§ **Set task**:
Exactly the lines from the line holding "Write a Python" to the line holding "start = '2024-05-01 14:46:00'", both lines included, are to be echoed; pictures are not.
>> START Records for this exercise
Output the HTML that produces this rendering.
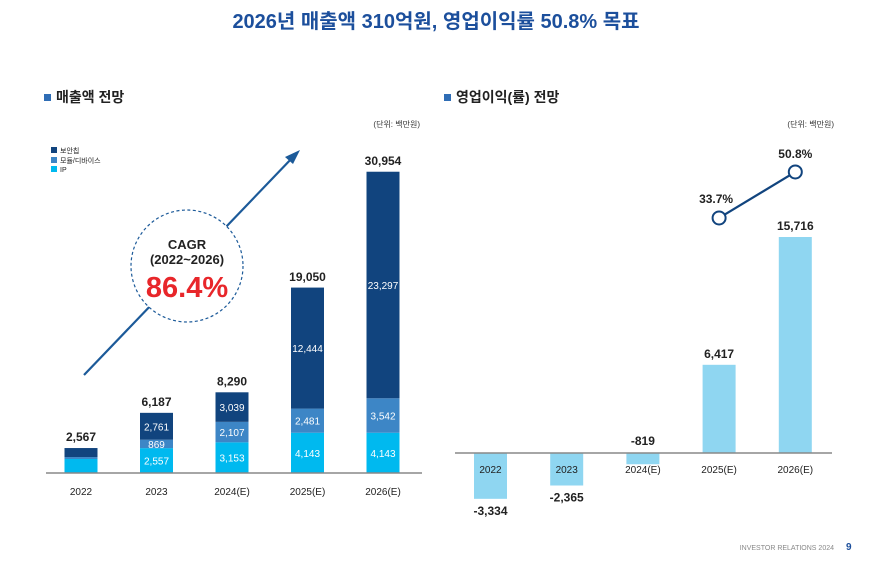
>> END Records for this exercise
>> START Records for this exercise
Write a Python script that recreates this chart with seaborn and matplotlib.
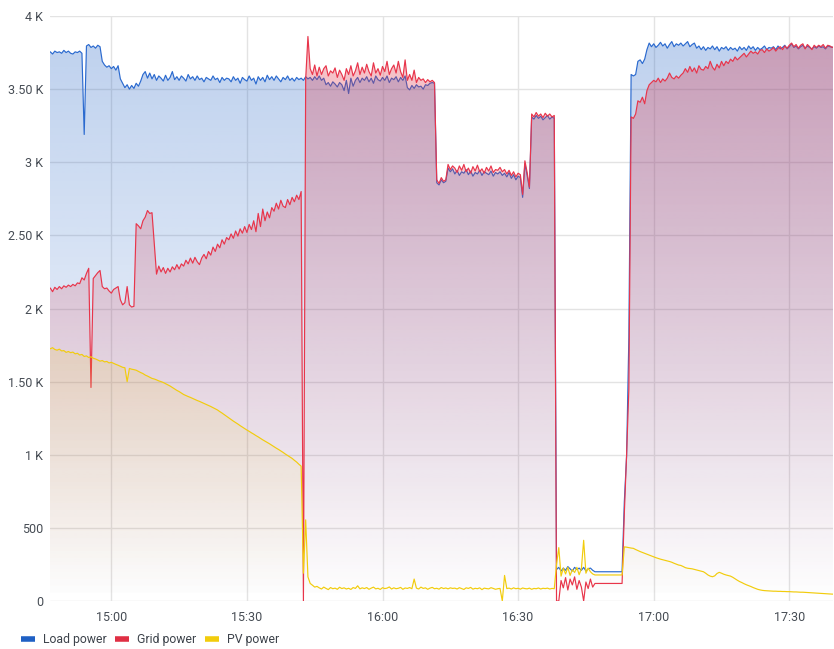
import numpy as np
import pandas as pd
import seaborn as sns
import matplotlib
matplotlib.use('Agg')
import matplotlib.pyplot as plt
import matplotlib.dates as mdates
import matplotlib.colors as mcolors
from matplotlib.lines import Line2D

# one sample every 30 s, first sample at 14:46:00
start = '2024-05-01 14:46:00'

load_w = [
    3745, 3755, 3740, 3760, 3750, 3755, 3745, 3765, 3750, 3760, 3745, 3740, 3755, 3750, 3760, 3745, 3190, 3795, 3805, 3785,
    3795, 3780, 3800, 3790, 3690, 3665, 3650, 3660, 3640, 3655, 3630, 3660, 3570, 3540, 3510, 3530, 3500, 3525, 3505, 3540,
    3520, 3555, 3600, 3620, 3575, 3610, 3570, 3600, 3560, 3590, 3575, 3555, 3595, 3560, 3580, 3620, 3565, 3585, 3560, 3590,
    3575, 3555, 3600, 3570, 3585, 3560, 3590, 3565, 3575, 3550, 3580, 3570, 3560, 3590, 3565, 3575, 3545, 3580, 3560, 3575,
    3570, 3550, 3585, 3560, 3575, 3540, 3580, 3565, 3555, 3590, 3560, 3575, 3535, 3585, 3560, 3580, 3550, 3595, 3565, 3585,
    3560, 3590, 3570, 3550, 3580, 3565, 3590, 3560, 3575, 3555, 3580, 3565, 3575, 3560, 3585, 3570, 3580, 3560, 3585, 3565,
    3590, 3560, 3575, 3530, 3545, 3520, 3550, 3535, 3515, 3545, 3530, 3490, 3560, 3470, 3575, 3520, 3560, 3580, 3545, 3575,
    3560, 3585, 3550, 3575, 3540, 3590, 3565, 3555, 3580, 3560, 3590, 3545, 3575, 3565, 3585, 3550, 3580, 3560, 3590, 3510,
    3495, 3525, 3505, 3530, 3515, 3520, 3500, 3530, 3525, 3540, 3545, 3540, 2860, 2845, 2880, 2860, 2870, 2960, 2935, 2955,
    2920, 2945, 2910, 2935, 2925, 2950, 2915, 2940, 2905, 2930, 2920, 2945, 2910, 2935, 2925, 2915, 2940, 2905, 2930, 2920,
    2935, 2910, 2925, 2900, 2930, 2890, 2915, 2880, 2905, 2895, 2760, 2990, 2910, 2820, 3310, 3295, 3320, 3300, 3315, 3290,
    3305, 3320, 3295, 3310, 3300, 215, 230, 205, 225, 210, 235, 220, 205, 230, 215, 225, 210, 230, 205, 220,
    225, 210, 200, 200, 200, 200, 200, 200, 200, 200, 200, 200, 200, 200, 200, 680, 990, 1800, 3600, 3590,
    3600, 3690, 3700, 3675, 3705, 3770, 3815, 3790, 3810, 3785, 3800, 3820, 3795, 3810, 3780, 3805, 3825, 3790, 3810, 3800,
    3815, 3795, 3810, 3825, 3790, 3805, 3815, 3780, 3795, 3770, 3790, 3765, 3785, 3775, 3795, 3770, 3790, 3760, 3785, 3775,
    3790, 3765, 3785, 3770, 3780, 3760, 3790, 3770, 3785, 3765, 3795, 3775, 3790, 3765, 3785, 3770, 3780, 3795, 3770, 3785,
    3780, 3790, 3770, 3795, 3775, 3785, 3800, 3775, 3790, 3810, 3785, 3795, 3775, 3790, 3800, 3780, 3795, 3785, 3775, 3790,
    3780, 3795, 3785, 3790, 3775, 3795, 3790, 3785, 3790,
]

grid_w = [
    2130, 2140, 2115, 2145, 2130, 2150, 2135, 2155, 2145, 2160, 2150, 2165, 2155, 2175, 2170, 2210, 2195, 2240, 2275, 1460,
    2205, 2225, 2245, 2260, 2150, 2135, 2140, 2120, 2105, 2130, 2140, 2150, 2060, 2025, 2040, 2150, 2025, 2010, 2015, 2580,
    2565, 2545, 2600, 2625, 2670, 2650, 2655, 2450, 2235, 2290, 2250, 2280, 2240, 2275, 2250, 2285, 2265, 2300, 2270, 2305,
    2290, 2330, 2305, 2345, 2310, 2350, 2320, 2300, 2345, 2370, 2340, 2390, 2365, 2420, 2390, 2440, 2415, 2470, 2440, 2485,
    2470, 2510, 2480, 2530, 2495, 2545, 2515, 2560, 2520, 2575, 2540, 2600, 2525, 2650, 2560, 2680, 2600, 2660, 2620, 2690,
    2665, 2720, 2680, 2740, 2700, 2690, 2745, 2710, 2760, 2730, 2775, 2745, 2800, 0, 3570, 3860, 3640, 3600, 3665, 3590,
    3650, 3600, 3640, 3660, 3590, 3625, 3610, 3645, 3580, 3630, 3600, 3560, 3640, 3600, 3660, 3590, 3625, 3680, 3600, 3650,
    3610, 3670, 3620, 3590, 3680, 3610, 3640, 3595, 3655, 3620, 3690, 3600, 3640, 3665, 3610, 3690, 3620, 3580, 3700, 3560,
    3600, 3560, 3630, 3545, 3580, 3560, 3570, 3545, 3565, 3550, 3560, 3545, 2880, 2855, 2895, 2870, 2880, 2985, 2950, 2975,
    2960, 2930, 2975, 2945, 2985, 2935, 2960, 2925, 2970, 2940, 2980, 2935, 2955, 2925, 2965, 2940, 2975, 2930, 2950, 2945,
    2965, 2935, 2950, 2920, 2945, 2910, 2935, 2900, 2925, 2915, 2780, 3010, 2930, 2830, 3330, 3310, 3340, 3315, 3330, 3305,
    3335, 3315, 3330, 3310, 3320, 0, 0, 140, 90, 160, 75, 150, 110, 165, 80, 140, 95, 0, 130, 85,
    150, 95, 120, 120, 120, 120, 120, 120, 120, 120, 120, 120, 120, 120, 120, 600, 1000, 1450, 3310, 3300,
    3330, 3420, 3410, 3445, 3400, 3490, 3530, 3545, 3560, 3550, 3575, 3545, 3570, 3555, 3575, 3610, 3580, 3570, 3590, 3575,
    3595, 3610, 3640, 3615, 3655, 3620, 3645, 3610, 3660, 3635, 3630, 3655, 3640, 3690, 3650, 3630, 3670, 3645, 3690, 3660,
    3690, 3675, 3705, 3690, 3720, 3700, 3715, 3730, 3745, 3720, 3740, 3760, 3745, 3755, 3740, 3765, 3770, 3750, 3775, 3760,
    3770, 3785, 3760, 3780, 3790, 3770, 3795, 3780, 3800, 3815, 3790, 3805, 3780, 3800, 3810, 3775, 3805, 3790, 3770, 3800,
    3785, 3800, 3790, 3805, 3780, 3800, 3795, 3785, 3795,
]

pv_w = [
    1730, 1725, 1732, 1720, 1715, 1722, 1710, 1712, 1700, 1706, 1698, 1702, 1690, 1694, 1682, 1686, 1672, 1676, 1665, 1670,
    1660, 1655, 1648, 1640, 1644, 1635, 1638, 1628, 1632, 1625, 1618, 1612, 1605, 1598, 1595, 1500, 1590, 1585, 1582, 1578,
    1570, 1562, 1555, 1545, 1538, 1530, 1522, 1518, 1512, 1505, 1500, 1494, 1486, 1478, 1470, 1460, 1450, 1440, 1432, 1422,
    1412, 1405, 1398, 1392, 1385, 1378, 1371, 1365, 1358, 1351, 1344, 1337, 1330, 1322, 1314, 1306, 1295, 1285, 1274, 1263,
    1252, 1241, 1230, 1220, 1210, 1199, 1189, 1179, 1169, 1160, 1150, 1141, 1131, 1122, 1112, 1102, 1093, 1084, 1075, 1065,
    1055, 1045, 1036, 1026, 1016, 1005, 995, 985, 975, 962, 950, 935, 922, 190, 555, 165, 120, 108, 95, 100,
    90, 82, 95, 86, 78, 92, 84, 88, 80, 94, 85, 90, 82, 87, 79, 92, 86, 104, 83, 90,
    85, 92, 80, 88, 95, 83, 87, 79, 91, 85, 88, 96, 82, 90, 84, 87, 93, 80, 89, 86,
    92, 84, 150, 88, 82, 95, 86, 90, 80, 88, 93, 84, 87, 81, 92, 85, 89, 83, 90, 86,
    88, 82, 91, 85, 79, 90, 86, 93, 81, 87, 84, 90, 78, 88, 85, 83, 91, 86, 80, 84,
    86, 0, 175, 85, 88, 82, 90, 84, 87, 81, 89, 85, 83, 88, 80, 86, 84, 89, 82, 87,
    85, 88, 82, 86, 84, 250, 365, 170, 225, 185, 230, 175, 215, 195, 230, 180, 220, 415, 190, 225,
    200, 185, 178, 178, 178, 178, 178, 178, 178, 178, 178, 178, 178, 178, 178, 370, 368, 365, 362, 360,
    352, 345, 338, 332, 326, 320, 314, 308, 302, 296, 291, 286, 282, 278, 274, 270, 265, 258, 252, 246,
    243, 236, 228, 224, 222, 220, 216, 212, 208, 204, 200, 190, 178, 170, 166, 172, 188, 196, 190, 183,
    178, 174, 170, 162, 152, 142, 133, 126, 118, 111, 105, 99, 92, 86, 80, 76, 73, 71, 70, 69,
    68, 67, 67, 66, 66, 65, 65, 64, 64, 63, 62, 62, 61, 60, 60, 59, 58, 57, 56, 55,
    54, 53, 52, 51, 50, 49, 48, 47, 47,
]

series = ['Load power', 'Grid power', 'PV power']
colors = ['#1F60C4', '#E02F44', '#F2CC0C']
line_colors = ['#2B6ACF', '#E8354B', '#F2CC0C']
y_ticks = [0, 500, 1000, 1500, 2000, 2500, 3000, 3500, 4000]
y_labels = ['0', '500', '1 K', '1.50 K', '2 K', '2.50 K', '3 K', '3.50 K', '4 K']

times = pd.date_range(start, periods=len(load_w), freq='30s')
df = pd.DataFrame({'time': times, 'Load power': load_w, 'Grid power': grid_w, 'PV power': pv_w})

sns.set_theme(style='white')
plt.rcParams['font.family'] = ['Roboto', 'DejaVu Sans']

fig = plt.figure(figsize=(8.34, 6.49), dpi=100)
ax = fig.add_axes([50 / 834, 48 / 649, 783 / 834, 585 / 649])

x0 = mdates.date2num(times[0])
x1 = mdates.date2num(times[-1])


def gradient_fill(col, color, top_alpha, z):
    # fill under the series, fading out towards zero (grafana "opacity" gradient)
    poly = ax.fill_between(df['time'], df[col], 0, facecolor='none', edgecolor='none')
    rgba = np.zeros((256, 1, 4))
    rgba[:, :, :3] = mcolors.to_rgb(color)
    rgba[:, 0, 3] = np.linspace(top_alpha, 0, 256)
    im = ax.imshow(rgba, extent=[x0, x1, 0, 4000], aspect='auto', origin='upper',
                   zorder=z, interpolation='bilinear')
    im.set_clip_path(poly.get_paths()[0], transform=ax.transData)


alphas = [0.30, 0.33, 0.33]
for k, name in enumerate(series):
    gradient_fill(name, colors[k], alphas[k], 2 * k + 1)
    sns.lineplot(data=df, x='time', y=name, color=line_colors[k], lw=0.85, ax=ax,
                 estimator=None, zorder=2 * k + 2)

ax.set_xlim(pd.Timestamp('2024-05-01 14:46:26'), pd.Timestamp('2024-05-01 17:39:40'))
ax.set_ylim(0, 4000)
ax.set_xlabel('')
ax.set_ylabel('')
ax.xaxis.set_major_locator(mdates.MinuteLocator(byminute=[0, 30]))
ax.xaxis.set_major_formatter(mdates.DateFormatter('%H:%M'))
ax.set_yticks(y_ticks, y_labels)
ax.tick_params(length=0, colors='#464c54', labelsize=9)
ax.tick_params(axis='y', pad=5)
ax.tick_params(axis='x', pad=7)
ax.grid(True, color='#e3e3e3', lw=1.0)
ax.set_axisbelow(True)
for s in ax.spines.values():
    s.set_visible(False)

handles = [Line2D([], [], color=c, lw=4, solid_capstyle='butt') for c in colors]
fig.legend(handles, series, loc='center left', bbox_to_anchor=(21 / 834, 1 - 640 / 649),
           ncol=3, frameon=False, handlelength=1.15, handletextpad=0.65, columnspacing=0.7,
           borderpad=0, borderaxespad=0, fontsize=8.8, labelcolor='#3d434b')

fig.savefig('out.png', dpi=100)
>> END Records for this exercise
§ **Reply**:
Write a Python script that recreates this chart with seaborn and matplotlib.
import numpy as np
import pandas as pd
import seaborn as sns
import matplotlib
matplotlib.use('Agg')
import matplotlib.pyplot as plt
import matplotlib.dates as mdates
import matplotlib.colors as mcolors
from matplotlib.lines import Line2D

# one sample every 30 s, first sample at 14:46:00
start = '2024-05-01 14:46:00'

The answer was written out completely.